Write out the complete material exactly as it stands.

▶ [Supplied data]:
↓
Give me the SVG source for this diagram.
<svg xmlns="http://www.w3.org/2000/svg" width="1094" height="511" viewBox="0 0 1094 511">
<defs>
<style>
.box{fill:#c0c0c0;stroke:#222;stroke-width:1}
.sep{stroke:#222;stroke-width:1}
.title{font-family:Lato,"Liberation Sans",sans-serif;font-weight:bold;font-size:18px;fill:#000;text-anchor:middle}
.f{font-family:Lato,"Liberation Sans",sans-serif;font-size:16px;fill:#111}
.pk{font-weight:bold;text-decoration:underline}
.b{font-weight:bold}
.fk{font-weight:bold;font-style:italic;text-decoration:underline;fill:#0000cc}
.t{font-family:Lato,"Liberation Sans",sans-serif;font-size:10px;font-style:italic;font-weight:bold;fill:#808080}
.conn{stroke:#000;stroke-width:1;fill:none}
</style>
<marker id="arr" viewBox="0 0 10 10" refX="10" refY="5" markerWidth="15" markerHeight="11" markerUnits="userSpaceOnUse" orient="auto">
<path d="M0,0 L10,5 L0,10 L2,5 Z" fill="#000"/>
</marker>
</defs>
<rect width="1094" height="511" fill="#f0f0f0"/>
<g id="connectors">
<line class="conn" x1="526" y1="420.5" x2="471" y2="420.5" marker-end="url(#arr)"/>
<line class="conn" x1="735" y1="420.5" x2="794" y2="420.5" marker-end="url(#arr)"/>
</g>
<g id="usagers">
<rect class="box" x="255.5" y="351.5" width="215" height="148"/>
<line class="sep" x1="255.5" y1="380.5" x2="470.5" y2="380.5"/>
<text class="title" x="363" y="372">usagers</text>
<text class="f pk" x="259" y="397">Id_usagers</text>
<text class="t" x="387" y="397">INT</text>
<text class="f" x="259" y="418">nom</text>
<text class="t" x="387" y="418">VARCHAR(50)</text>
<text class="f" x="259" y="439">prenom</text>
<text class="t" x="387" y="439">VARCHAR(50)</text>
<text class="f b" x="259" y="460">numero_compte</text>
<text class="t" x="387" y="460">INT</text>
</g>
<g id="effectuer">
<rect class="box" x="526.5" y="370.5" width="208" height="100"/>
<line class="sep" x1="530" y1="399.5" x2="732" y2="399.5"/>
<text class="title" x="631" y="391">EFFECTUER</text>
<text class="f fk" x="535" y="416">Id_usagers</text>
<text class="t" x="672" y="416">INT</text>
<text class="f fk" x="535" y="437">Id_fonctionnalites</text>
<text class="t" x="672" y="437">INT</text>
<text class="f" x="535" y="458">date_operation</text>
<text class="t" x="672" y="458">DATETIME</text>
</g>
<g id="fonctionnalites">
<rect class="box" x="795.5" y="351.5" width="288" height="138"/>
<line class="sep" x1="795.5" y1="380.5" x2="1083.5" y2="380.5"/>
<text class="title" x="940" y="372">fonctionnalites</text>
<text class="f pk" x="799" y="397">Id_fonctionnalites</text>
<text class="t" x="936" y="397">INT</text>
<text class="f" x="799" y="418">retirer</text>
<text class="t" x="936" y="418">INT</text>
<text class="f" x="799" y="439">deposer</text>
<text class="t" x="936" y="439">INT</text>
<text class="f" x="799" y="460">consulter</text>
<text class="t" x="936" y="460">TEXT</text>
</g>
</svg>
↑
▶ [Answer for this exercise]:
Give me the SVG source for this diagram.
<svg xmlns="http://www.w3.org/2000/svg" width="1094" height="511" viewBox="0 0 1094 511">
<defs>
<style>
.box{fill:#c0c0c0;stroke:#222;stroke-width:1}
.sep{stroke:#222;stroke-width:1}
.title{font-family:Lato,"Liberation Sans",sans-serif;font-weight:bold;font-size:18px;fill:#000;text-anchor:middle}
.f{font-family:Lato,"Liberation Sans",sans-serif;font-size:16px;fill:#111}
.pk{font-weight:bold;text-decoration:underline}
.b{font-weight:bold}
.fk{font-weight:bold;font-style:italic;text-decoration:underline;fill:#0000cc}
.t{font-family:Lato,"Liberation Sans",sans-serif;font-size:10px;font-style:italic;font-weight:bold;fill:#808080}
.conn{stroke:#000;stroke-width:1;fill:none}
</style>
<marker id="arr" viewBox="0 0 10 10" refX="10" refY="5" markerWidth="15" markerHeight="11" markerUnits="userSpaceOnUse" orient="auto">
<path d="M0,0 L10,5 L0,10 L2,5 Z" fill="#000"/>
</marker>
</defs>
<rect width="1094" height="511" fill="#f0f0f0"/>
<g id="connectors">
<line class="conn" x1="526" y1="420.5" x2="471" y2="420.5" marker-end="url(#arr)"/>
<line class="conn" x1="735" y1="420.5" x2="794" y2="420.5" marker-end="url(#arr)"/>
</g>
<g id="usagers">
<rect class="box" x="255.5" y="351.5" width="215" height="148"/>
<line class="sep" x1="255.5" y1="380.5" x2="470.5" y2="380.5"/>
<text class="title" x="363" y="372">usagers</text>
<text class="f pk" x="259" y="397">Id_usagers</text>
<text class="t" x="387" y="397">INT</text>
<text class="f" x="259" y="418">nom</text>
<text class="t" x="387" y="418">VARCHAR(50)</text>
<text class="f" x="259" y="439">prenom</text>
<text class="t" x="387" y="439">VARCHAR(50)</text>
<text class="f b" x="259" y="460">numero_compte</text>
<text class="t" x="387" y="460">INT</text>
</g>
<g id="effectuer">
<rect class="box" x="526.5" y="370.5" width="208" height="100"/>
<line class="sep" x1="530" y1="399.5" x2="732" y2="399.5"/>
<text class="title" x="631" y="391">EFFECTUER</text>
<text class="f fk" x="535" y="416">Id_usagers</text>
<text class="t" x="672" y="416">INT</text>
<text class="f fk" x="535" y="437">Id_fonctionnalites</text>
<text class="t" x="672" y="437">INT</text>
<text class="f" x="535" y="458">date_operation</text>
<text class="t" x="672" y="458">DATETIME</text>
</g>
<g id="fonctionnalites">
<rect class="box" x="795.5" y="351.5" width="288" height="138"/>
<line class="sep" x1="795.5" y1="380.5" x2="1083.5" y2="380.5"/>
<text class="title" x="940" y="372">fonctionnalites</text>
<text class="f pk" x="799" y="397">Id_fonctionnalites</text>
<text class="t" x="936" y="397">INT</text>
<text class="f" x="799" y="418">retirer</text>
<text class="t" x="936" y="418">INT</text>
<text class="f" x="799" y="439">deposer</text>
<text class="t" x="936" y="439">INT</text>
<text class="f" x="799" y="460">consulter</text>
<text class="t" x="936" y="460">TEXT</text>
</g>
</svg>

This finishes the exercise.